La proverbial lentitud de los caracoles es tema de fábulas y cuentos infantiles, pero una vez que se presentan en el plato, guisados conforme a la regla, lo más probable es que desaparezcan a toda velocidad.
Resulta curioso que el más célebre de los univalvos sea un animal terrestre pues en efecto, los caracoles de tierra pertenecen a la familia de los moluscos gasterópodos y por lo tanto son parientes muy cercanos de los caracoles y otras viandas marinas, como el abulón.
Aunque existen muchas variedades, quizá los más celebres sean los caracoles blancos, cuyo nombre científico es Helix pomatia y que son conocidos como de Borgoña, o Romanos; son los famosos escargots de la cocina francesa con un tamaño promedio de unos 4 centímetros y un peso que puede llegar hasta los 30 gramos. Una verdadera delicia gourmet.
Otra variedad con gran demanda son los comúnmente conocidos como caracoles de jardín, o Petit Gris, que presentan una concha sensiblemente más oscura así como un tamaño menor, ya que en promedio tan solo miden unos 2 centímetros, con un peso aproximado de 10 gramos; se trata del Helix aspersa, mejor conocido en nuestro país como caracol panteonero.
En el otro extremo tenemos al caracol gigante africano, Achatina fúlica, que puede llegar a medir hasta 30 centímetros de longitud y también es comestible; aunque actualmente se le considera como una plaga dañina a los cultivos.
Otros caracoles de tamaño chico y muy apreciados por los sibaritas del mundo son el escargot turco, o Helix lucorum; el caracol rayado, o Capea nemorali; la vaqueta de monte, o Iberus Gualtieranus Alonensi; la cabrilla, boquinegra, u Otala punctata… entre muchas variedades que pueden llegar a ofrecerse a precios exorbitantes.
Aunque estas últimas especies generalmente se cosechan silvestres de la naturaleza, la gran mayoría de los caracoles que llegan a la mesa se crían en parcelas específicas protegidas con redes, donde los animalitos crecen junto a sus plantas favoritas, como calabaza, trigo o avena, alimentándose con ellas hasta su madurez.
Un dato curioso es que estos moluscos son hermafroditas y se reproducen con gran rapidez; algo también poco conocido es que la “hueva” de caracol, que constituye un ingrediente exótico sumamente exclusivo pues alcanza precios superiores al caviar de esturión.
Los caracoles se pueden adquirir en diversas presentaciones y también se comercializan vivos. En este caso es importante “purgarlos” durante un mínimo de dos de días, poniéndolos en una caja bien ventilada y alimentándolos con harina de trigo.
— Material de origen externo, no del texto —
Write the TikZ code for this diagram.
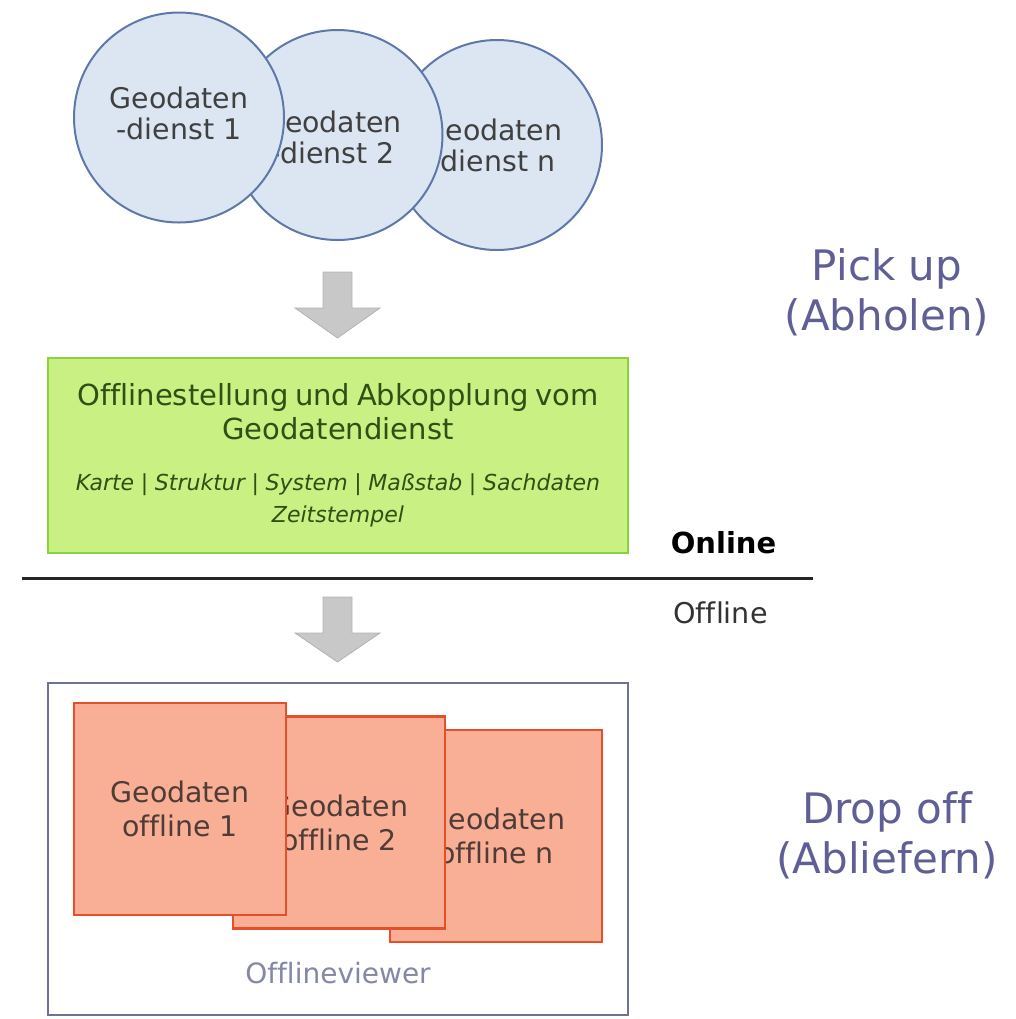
\documentclass[tikz,border=0pt]{standalone}
\usepackage{fontspec}
\setmainfont{DejaVu Sans}[Ligatures=CommonOff,ItalicFont={DejaVu Sans Oblique},BoldFont={DejaVu Sans Bold}]
\usepackage{tikz}

\definecolor{dienstfill}{HTML}{DCE6F3}
\definecolor{dienstline}{HTML}{5F78AA}
\definecolor{boxfill}{HTML}{C8F082}
\definecolor{boxline}{HTML}{8CD23C}
\definecolor{boxtext}{HTML}{2D5014}
\definecolor{offfill}{HTML}{F9AE96}
\definecolor{offdraw}{HTML}{E65028}
\definecolor{offtext}{HTML}{503C37}
\definecolor{viewerline}{HTML}{6E7396}
\definecolor{labeltext}{HTML}{5F5F96}
\definecolor{arrowfill}{HTML}{C8C8C8}

\begin{document}
\begin{tikzpicture}[x=0.5pt,y=-0.5pt,
        dienst/.style={circle,draw=dienstline,line width=1pt,fill=dienstfill,inner sep=0pt,minimum size=105pt},
        diensttext/.style={text=black!75,align=center,inner sep=0pt,font=\fontsize{14.2}{15.5}\selectfont},
        geooff/.style={rectangle,draw=offdraw,line width=1.2pt,fill=offfill,text=offtext,align=center,minimum width=106pt,minimum height=106pt,inner sep=0pt,font=\fontsize{14.2}{17}\selectfont},
        bigarrow/.style={fill=arrowfill,draw=black!30,line width=0.4pt},
        sidelabel/.style={text=labeltext,align=center,font=\fontsize{21}{25}\selectfont}]
            \useasboundingbox (0,0) rectangle (1016,1019);
            % Geodatendienste
            \node[dienst] (dienstn) at (497,145) {};
            \node[diensttext] (dienstnname) at ([xshift=-2pt]dienstn.center) {Geodaten\\-dienst n};
            \node[dienst] (dienst2) at (337.5,135) {};
            \node[diensttext] (dienst2name) at ([xshift=-2.5pt,yshift=-1pt]dienst2.center) {Geodaten\\-dienst 2};
            \node[dienst] (dienst1) at (179,117.5) {};
            \node[diensttext] (dienst1name) at ([yshift=2pt]dienst1.center) {Geodaten\\-dienst 1};
            \draw[bigarrow] (323,272) -- (352,272) -- (352,308) -- (380,308) -- (337.5,338) -- (295,308) -- (323,308) -- cycle;
            % Offlinestellung
            \node[draw=boxline,line width=1pt,fill=boxfill,text=boxtext,minimum width=290pt,minimum height=97.5pt,text width=280pt,align=center,inner sep=0pt] (stellung) at (338,455.5)
                {{\fontsize{14.5}{17}\selectfont Offlinestellung und Abkopplung vom\\ Geodatendienst\par}\vspace{9.5pt}%
                 {\fontsize{11}{16}\selectfont\itshape Karte | Struktur | System | Maßstab | Sachdaten\\ Zeitstempel\par}};
            \draw[line width=1.5pt,black!85] (22,578) -- (813,578);
            \node[font=\bfseries\fontsize{14.5}{17}\selectfont] (online) at (723.5,543) {Online};
            \node[text=black!80,font=\fontsize{14.3}{17}\selectfont] (offline) at (720.5,613) {Offline};
            \draw[bigarrow] (323,597) -- (352,597) -- (352,633) -- (380,633) -- (337.5,662) -- (295,633) -- (323,633) -- cycle;
            % Offlineviewer
            \node[draw=viewerline,line width=1pt,fill=white,minimum width=290pt,minimum height=166pt] (viewer) at (338,849) {};
            \node[geooff] (geooffn) at (496,836) {Geodaten\\offline n};
            \node[geooff] (geooff2) at (339,822.5) {Geodaten\\offline 2};
            \node[geooff] (geooff1) at (180,809) {Geodaten\\offline 1};
            \node[text=viewerline!85,font=\fontsize{14}{17}\selectfont] (viewername) at (338,973) {Offlineviewer};
            % Phasen
            \node[sidelabel] (pickup) at (887,292) {Pick up\\(Abholen)};
            \node[sidelabel] (dropoff) at (887,835) {Drop off\\(Abliefern)};
        \end{tikzpicture}
\end{document}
Para cocinarse en su concha existen dos caminos principales. Hay quienes los remojan en agua con vinagre o también se pueden poner sobre una cama de sal gruesa; con ambos métodos lo que se procura es quitarle la baba al gastrópodo y posteriormente se cocina en un caldo corto -agua condimentada con ajo, cebolla, hierbas de olor, sal y pimienta- durante 2 o 3 horas.
Una vez cocinados, tiernos y muy suaves, se terminan de guisar en la salsa elegida o conforme la receta; ahora bien, es mucho más fácil conseguirlos congelados o enlatados, los moluscos por una parte y las preciosas conchas, grandes, limpias y listas, que se venden aparte y se pueden utilizar varias veces.
Quizá la receta más famosa sea “a la Bourguignonne”, caracoles al horno en su concha, con ajo y mantequilla de hierbas pero en cada país se cocinan de forma local: en salsa de tomate; con semillas de cilantro, ajo y vino; con anchoas, hinojo y vino blanco; en salsa de chile pasilla; en arroz; con pasta… hay numerosas recetas.
Puede afirmarse que el consumo de este delicioso alimento se remonta a los orígenes del hombre pues aparte de su gran sabor son una estupenda fuente de proteínas y han sido tema del arte en todas las culturas, tanto por la belleza de sus conchas como por lo enigmático de su naturaleza; no cabe duda que el caracol acompaña al hombre desde su más tierna infancia.
Es bueno saber que existen platos, pinzas y trinches especiales para disfrutarlos en forma elegante, pero comerlos directamente de su salsa, con las manos y un palillo, será un motivo más para chuparse los dedos.